The company further stated publicly: "Make no mistake, the Chapter 11 cases are not about walking away from responsibilities, and it will not be used to deprive claimants of a fair recovery or deny them their day in court."

Many legal experts agree that mediation would have been a better strategy for 3M, especially considering that the plaintiffs are the men and women who serve our country.

In late August, the Indiana bankruptcy judge rejected 3M's bid to temporarily halt the lawsuits it faces via Aearo. 3M responded to the court's action by stating that it will appeal and "continue in the Chapter 11 proceedings," which it believes will "offer a more efficient, equitable and expeditious pathway to resolution of these matters for all parties."

That the plaintiffs in the 3M MDL are veterans might have swayed the judge to proceed with the lawsuits, the first of which is scheduled for late October in federal court.

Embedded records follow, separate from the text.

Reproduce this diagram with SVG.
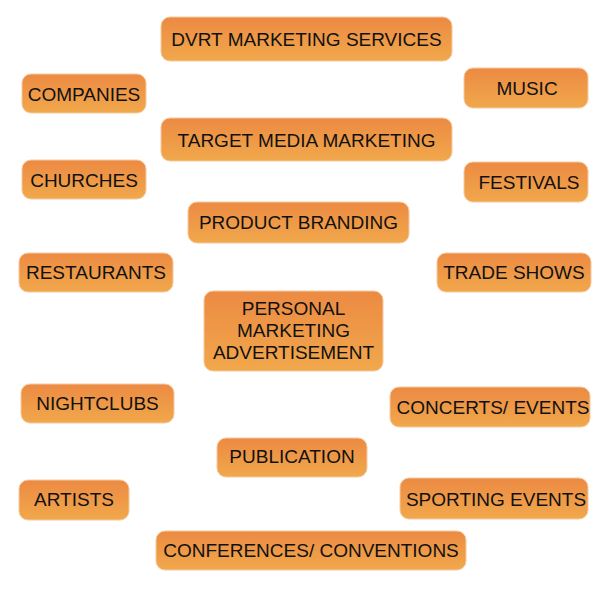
<svg xmlns="http://www.w3.org/2000/svg" width="609" height="590" viewBox="0 0 609 590">
<defs>
<linearGradient id="g" x1="0" y1="0" x2="0" y2="1">
<stop offset="0" stop-color="#EC8A43"/>
<stop offset="1" stop-color="#F1A84B"/>
</linearGradient>
<style>
.b{fill:url(#g);stroke:#F6C9A0;stroke-width:1}
.t{font-family:"Liberation Sans",Arial,sans-serif;font-size:19px;fill:#111;text-anchor:middle}
</style>
</defs>
<rect width="609" height="590" fill="#fff"/>
<g id="n1"><rect class="b" x="161" y="17" width="291" height="44" rx="9"/><text class="t" x="306.5" y="46">DVRT MARKETING SERVICES</text></g>
<g id="n2"><rect class="b" x="22" y="74" width="124" height="39" rx="9"/><text class="t" x="84" y="101">COMPANIES</text></g>
<g id="n3"><rect class="b" x="464" y="68" width="124" height="40" rx="9"/><text class="t" x="527" y="95">MUSIC</text></g>
<g id="n4"><rect class="b" x="161" y="118" width="291" height="43" rx="9"/><text class="t" x="306.5" y="147">TARGET MEDIA MARKETING</text></g>
<g id="n5"><rect class="b" x="22" y="160" width="124" height="39" rx="9"/><text class="t" x="84" y="187">CHURCHES</text></g>
<g id="n6"><rect class="b" x="464" y="162" width="124" height="40" rx="9"/><text class="t" x="529" y="189">FESTIVALS</text></g>
<g id="n7"><rect class="b" x="188" y="202" width="221" height="41" rx="9"/><text class="t" x="298.5" y="229">PRODUCT BRANDING</text></g>
<g id="n8"><rect class="b" x="19" y="253" width="154" height="39" rx="9"/><text class="t" x="96" y="279">RESTAURANTS</text></g>
<g id="n9"><rect class="b" x="437" y="253" width="154" height="39" rx="9"/><text class="t" x="514" y="279">TRADE SHOWS</text></g>
<g id="n10"><rect class="b" x="204" y="291" width="179" height="80" rx="9"/><text class="t" x="293.5" y="315">PERSONAL</text><text class="t" x="293.5" y="337">MARKETING</text><text class="t" x="293.5" y="359">ADVERTISEMENT</text></g>
<g id="n11"><rect class="b" x="21" y="384" width="153" height="39" rx="9"/><text class="t" x="97.5" y="410">NIGHTCLUBS</text></g>
<g id="n12"><rect class="b" x="390" y="387" width="200" height="40" rx="9"/><text class="t" x="493" y="414">CONCERTS/ EVENTS</text></g>
<g id="n13"><rect class="b" x="217" y="438" width="150" height="39" rx="9"/><text class="t" x="292" y="463">PUBLICATION</text></g>
<g id="n14"><rect class="b" x="19" y="480" width="110" height="40" rx="9"/><text class="t" x="74" y="506">ARTISTS</text></g>
<g id="n15"><rect class="b" x="400" y="478" width="188" height="41" rx="9"/><text class="t" x="496" y="506">SPORTING EVENTS</text></g>
<g id="n16"><rect class="b" x="156" y="531" width="310" height="39" rx="9"/><text class="t" x="311" y="557">CONFERENCES/ CONVENTIONS</text></g>
<g id="connectors"/>
</svg>
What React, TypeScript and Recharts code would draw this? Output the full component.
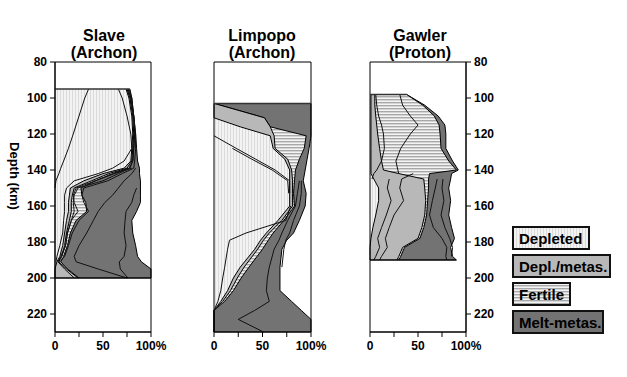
import React from 'react';
import { ComposedChart, Area, Line, XAxis, YAxis, ReferenceArea, ReferenceLine } from 'recharts';

const FONT = '"Liberation Sans", Arial, Helvetica, sans-serif';

const legendLabels = ['Depleted', 'Depl./metas.', 'Fertile', 'Melt-metas.'];
const depthTicks = [80, 100, 120, 140, 160, 180, 200, 220];
const pctTicks = [0, 25, 50, 75, 100];

// ---- Slave (Archon) ----
const slaveDepth = [95, 100, 110, 120, 128, 135, 139, 142, 146, 150, 154, 158, 163, 168, 175, 182, 188, 191, 195, 200];
const slaveDepleted = [74, 77, 80, 81, 80, 79, 72, 50, 30, 16, 15, 14, 14, 12, 10, 8, 5, 2, 0, 0];
const slaveDeplMetas = [75, 78, 81, 82, 81, 80, 75, 56, 38, 20, 18, 17, 17, 15, 12, 10, 7, 4, 12, 24];
const slaveFertile = [76, 79, 82, 83, 82, 81, 77, 60, 42, 27, 28, 32, 33, 22, 16, 13, 9, 6, 13, 25];
const slaveMelt = [78, 80, 82, 84, 85, 86, 88, 88, 89, 89, 89, 89, 85, 80, 81, 84, 86, 90, 100, 100];
const slaveLineA = [35, 31, 25, 19, 14, 9, 6, 4, 1, 0, null, null, null, null, null, null, null, null, null, null];
const slaveLineB = [66, 70, 75, 79, 80, 72, 60, 45, 20, 12, 10, 10, 10, 9, 8, 5, 2, 1, null, null];
const slaveLineC = [null, null, null, null, null, null, 84, 80, 72, 66, 60, 52, 45, 40, 33, 25, 20, 22, 45, 75];
const slaveLineD = [null, null, null, null, null, null, null, null, null, 85, 82, 80, 74, 73, 72, 74, 72, 67, 68, 76];
const slaveLineE = [76, 79, 82, 83, 82, 81, 78, 66, 50, 24, 20, 19, 20, 17, 13, 11, 7, 3, 10, 20];
const slaveLineF = [null, null, null, null, null, null, 80, 62, 42, 22, 19, 20, 24, 17, 13, 11, 6, 3, null, null];
const slaveLineG = [77, 80, 82, 84, 84, 83, 82, 70, 55, 30, 28, 30, 35, 25, 18, 14, 10, 5, null, null];

// ---- Limpopo (Archon) ----
const limDepth = [103, 111, 116, 121, 128, 134, 140, 146, 153, 160, 168, 175, 179, 184, 194, 200, 207, 213, 218, 223, 230];
const limDepleted = [0, 0, 27, 58, 61, 73, 78, 78, 78, 78, 66, 54, 48, 42, 27, 20, 14, 7, 0, 0, 0];
const limDeplMetas = [0, 52, 58, 62, 63, 76, 80, 81, 81, 81, 70, 57, 51, 45, 31, 24, 17, 9, 0, 0, 0];
const limFertile = [0, 52, 58, 95, 93, 88, 84, 83, 82, 83, 72, 61, 56, 50, 36, 28, 20, 11, 0, 0, 0];
const limMelt = [100, 100, 100, 100, 98, 96, 94, 92, 95, 94, 88, 82, 75, 70, 68, 68, 68, 80, 90, 100, 100];
const limLineA = [null, null, null, 0, 23, 43, 63, 78, 78, null, null, null, null, null, null, null, null, null, null, null, null];
const limLineB = [null, null, null, null, 19, 39, 60, 76, 77, null, null, null, null, null, null, null, null, null, null, null, null];
const limLineC = [null, null, null, null, null, null, null, null, null, 79, 74, 33, 16, 14, 11, 9, 7, 4, 0, null, null];
const limLineD = [null, null, null, null, null, null, null, 88, 86, 84, 76, 70, 67, 62, 57, 55, 54, 57, 42, 25, 51];
const limLineE = [null, null, null, null, null, null, null, 90, 90, 88, 82, 78, 74, 72, 70, null, null, null, null, null, null];

// ---- Gawler (Proton) ----
const gawDepth = [98, 104, 110, 115, 120, 128, 135, 140, 142, 145, 150, 157, 165, 172, 178, 183, 188, 190];
const gawDepleted = [1, 1, 1, 1, 1, 1, 1, 1, 1, 4, 9, 9, 6, 3, 1, 0, 0, 0];
const gawDeplMetas = [5, 5, 6, 7, 8, 10, 12, 14, 30, 56, 57, 58, 57, 54, 50, 34, 30, 28];
const gawFertile = [38, 55, 67, 72, 73, 74, 82, 90, 62, 61, 61, 60, 59, 56, 52, 36, 32, 30];
const gawMelt = [38, 57, 71, 78, 79, 79, 86, 92, 85, 84, 82, 84, 82, 85, 88, 84, 86, 90];
const gawLineA = [31, 34, 42, 50, 42, 32, 27, 29, 30, null, null, null, null, null, null, null, null, null];
const gawLineB = [6, 7, 9, 12, 14, 15, 12, 7, 4, 2, null, null, null, null, null, null, null, null];
const gawLineC = [null, null, null, null, null, null, null, null, 45, 33, 31, 35, 25, 20, 16, 18, 12, 10];
const gawLineD = [null, null, null, null, null, null, null, null, null, 20, 18, 22, 17, 12, 8, 10, 6, 4];
const gawLineE = [null, null, null, null, null, null, null, null, null, 70, 68, 65, 62, 66, 75, 80, 79, 80];
const gawLineF = [null, null, null, null, null, null, null, null, null, 76, 75, 77, 74, 78, 83, 86, 85, null];

const buildRows = (depth: number[], b1: number[], b2: number[], b3: number[], b4: number[], lines: (number | null)[][]) =>
  depth.map((d, i) => {
    const row: Record<string, number | null> = { depth: d, b1: b1[i], b2: b2[i], b3: b3[i], b4: b4[i] };
    lines.forEach((l, j) => { row['l' + j] = l[i]; });
    return row;
  });

const slaveRows = buildRows(slaveDepth, slaveDepleted, slaveDeplMetas, slaveFertile, slaveMelt,
  [slaveLineA, slaveLineB, slaveLineC, slaveLineD, slaveLineE, slaveLineF, slaveLineG]);
const limRows = buildRows(limDepth, limDepleted, limDeplMetas, limFertile, limMelt, [limLineA, limLineB, limLineC, limLineD, limLineE]);
const gawRows = buildRows(gawDepth, gawDepleted, gawDeplMetas, gawFertile, gawMelt, [gawLineA, gawLineB, gawLineC, gawLineD, gawLineE, gawLineF]);

const FILLS = ['url(#pDepleted)', '#b8b8b8', 'url(#pFertile)', '#737373'];

const tickStyle = { fontSize: 12, fontWeight: 700, fill: '#000', fontFamily: FONT };

type PanelProps = {
  rows: Record<string, number | null>[];
  nLines: number;
  axis: 'left' | 'right' | 'none';
  left: number;
  width: number;
  margin: { top: number; right: number; bottom: number; left: number };
  topEdge: [number, number];
  bottomEdge: [number, number];
};

const Panel = ({ rows, nLines, axis, left, width, margin, topEdge, bottomEdge }: PanelProps) => (
  <div style={{ position: 'absolute', left, top: 0, width, height: 377 }}>
    <ComposedChart width={width} height={377} data={rows} layout="vertical" margin={margin}>
      <XAxis
        type="number"
        domain={[0, 100]}
        ticks={pctTicks}
        tickFormatter={(v: number) => (v === 100 ? '100%' : v % 50 === 0 ? String(v) : '')}
        tick={tickStyle}
        tickSize={5}
        tickMargin={4}
        height={30}
        axisLine={{ stroke: '#000' }}
        tickLine={{ stroke: '#000' }}
        interval={0}
      />
      <YAxis
        type="number"
        dataKey="depth"
        domain={[80, 230]}
        ticks={depthTicks}
        hide={axis === 'none'}
        orientation={axis === 'right' ? 'right' : 'left'}
        width={axis === 'none' ? 0 : axis === 'right' ? 40 : 55}
        tick={tickStyle}
        tickSize={5}
        tickMargin={3}
        axisLine={{ stroke: '#000' }}
        tickLine={{ stroke: '#000' }}
        interval={0}
      />
      <Area dataKey="b4" fill={FILLS[3]} fillOpacity={1} stroke="#000" strokeWidth={1} isAnimationActive={false} type="linear" />
      <Area dataKey="b3" fill={FILLS[2]} fillOpacity={1} stroke="#000" strokeWidth={1} isAnimationActive={false} type="linear" />
      <Area dataKey="b2" fill={FILLS[1]} fillOpacity={1} stroke="#000" strokeWidth={1} isAnimationActive={false} type="linear" />
      <Area dataKey="b1" fill={FILLS[0]} fillOpacity={1} stroke="#000" strokeWidth={1} isAnimationActive={false} type="linear" />
      {Array.from({ length: nLines }, (_, j) => (
        <Line key={j} dataKey={'l' + j} stroke="#111" strokeWidth={1} dot={false} isAnimationActive={false} type="linear" />
      ))}
      <ReferenceLine segment={[{ x: 0, y: topEdge[0] }, { x: topEdge[1], y: topEdge[0] }]} stroke="#333" strokeWidth={1.5} />
      <ReferenceLine segment={[{ x: 0, y: bottomEdge[0] }, { x: bottomEdge[1], y: bottomEdge[0] }]} stroke="#000" strokeWidth={1.5} />
      <ReferenceArea x1={0} x2={100} y1={80} y2={230} fill="none" fillOpacity={0} stroke="#000" strokeWidth={1} ifOverflow="visible" />
    </ComposedChart>
  </div>
);

const titles = [
  { x: 104, lines: ['Slave', '(Archon)'] },
  { x: 262, lines: ['Limpopo', '(Archon)'] },
  { x: 420, lines: ['Gawler', '(Proton)'] },
];

const legendBoxes = [
  { y: 227, w: 76 },
  { y: 255, w: 97 },
  { y: 283, w: 57 },
  { y: 311, w: 90 },
];

export default function App() {
  return (
    <div style={{ position: 'absolute', left: 0, top: 0, width: 627, height: 377, background: '#fff', fontFamily: FONT }}>
      <svg width={0} height={0} style={{ position: 'absolute' }}>
        <defs>
          <pattern id="pDepleted" patternUnits="userSpaceOnUse" width={3} height={3}>
            <rect width={3} height={3} fill="#f3f3f3" />
            <rect x={0} width={1} height={3} fill="#dadada" />
          </pattern>
          <pattern id="pFertile" patternUnits="userSpaceOnUse" width={3} height={3}>
            <rect width={3} height={3} fill="#f4f4f4" />
            <rect y={0} width={3} height={1.4} fill="#a8a8a8" />
          </pattern>
        </defs>
      </svg>
      <Panel rows={slaveRows} nLines={7} axis="left" left={0} width={175}
        margin={{ top: 62, right: 24, bottom: 15, left: 0 }}
        topEdge={[slaveDepth[0], slaveMelt[0]]} bottomEdge={[slaveDepth[slaveDepth.length - 1], slaveMelt[slaveMelt.length - 1]]} />
      <Panel rows={limRows} nLines={5} axis="none" left={200} width={130}
        margin={{ top: 62, right: 19, bottom: 15, left: 14 }}
        topEdge={[limDepth[0], limMelt[0]]} bottomEdge={[limDepth[limDepth.length - 1], 0]} />
      <Panel rows={gawRows} nLines={6} axis="right" left={330} width={185}
        margin={{ top: 62, right: 9, bottom: 15, left: 40 }}
        topEdge={[gawDepth[0], gawFertile[0]]} bottomEdge={[gawDepth[gawDepth.length - 1], gawMelt[gawMelt.length - 1]]} />
      <svg width={627} height={377} style={{ position: 'absolute', left: 0, top: 0, pointerEvents: 'none' }}>
        {titles.map((t) => (
          <text key={t.x} x={t.x} textAnchor="middle" fontFamily={FONT} fontWeight={700} fontSize={16} fill="#000">
            <tspan x={t.x} y={41}>{t.lines[0]}</tspan>
            <tspan x={t.x} y={58}>{t.lines[1]}</tspan>
          </text>
        ))}
        <text x={9.5} y={176} transform="rotate(90 9.5 176)" textAnchor="middle" fontFamily={FONT} fontWeight={700} fontSize={13} fill="#000">
          Depth (km)
        </text>
        {legendBoxes.map((b, i) => (
          <g key={legendLabels[i]}>
            <rect x={513} y={b.y} width={b.w} height={22} fill={FILLS[i]} stroke="#111" strokeWidth={2} />
            <text x={519} y={b.y + 16.5} fontFamily={FONT} fontWeight={700} fontSize={15} fill="#000">{legendLabels[i]}</text>
          </g>
        ))}
      </svg>
    </div>
  );
}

Make no mistake, although not a Texas Two-Step, it is certain that 3M will come up with their own "line-dance" to avoid exposure to almost a quarter of million claimants.

Will It Catch On In A Flash?

Just because the Texas Two-Step is a desperate move for debtors to use in court doesn't mean plaintiffs' counsel should scoff at it. Given it gained so much traction in itself provides reason to strategize and lean into it.

The Johnson & Johnson and Aearo suits are still pending, and how they play out could either validate or nullify the Texas Two-Step in other high-value and high-profile torts and claims. Plaintiffs' counsel should pay close attention to defense's legal footwork, and consider partnering with co-counsel before they make any of their own moves.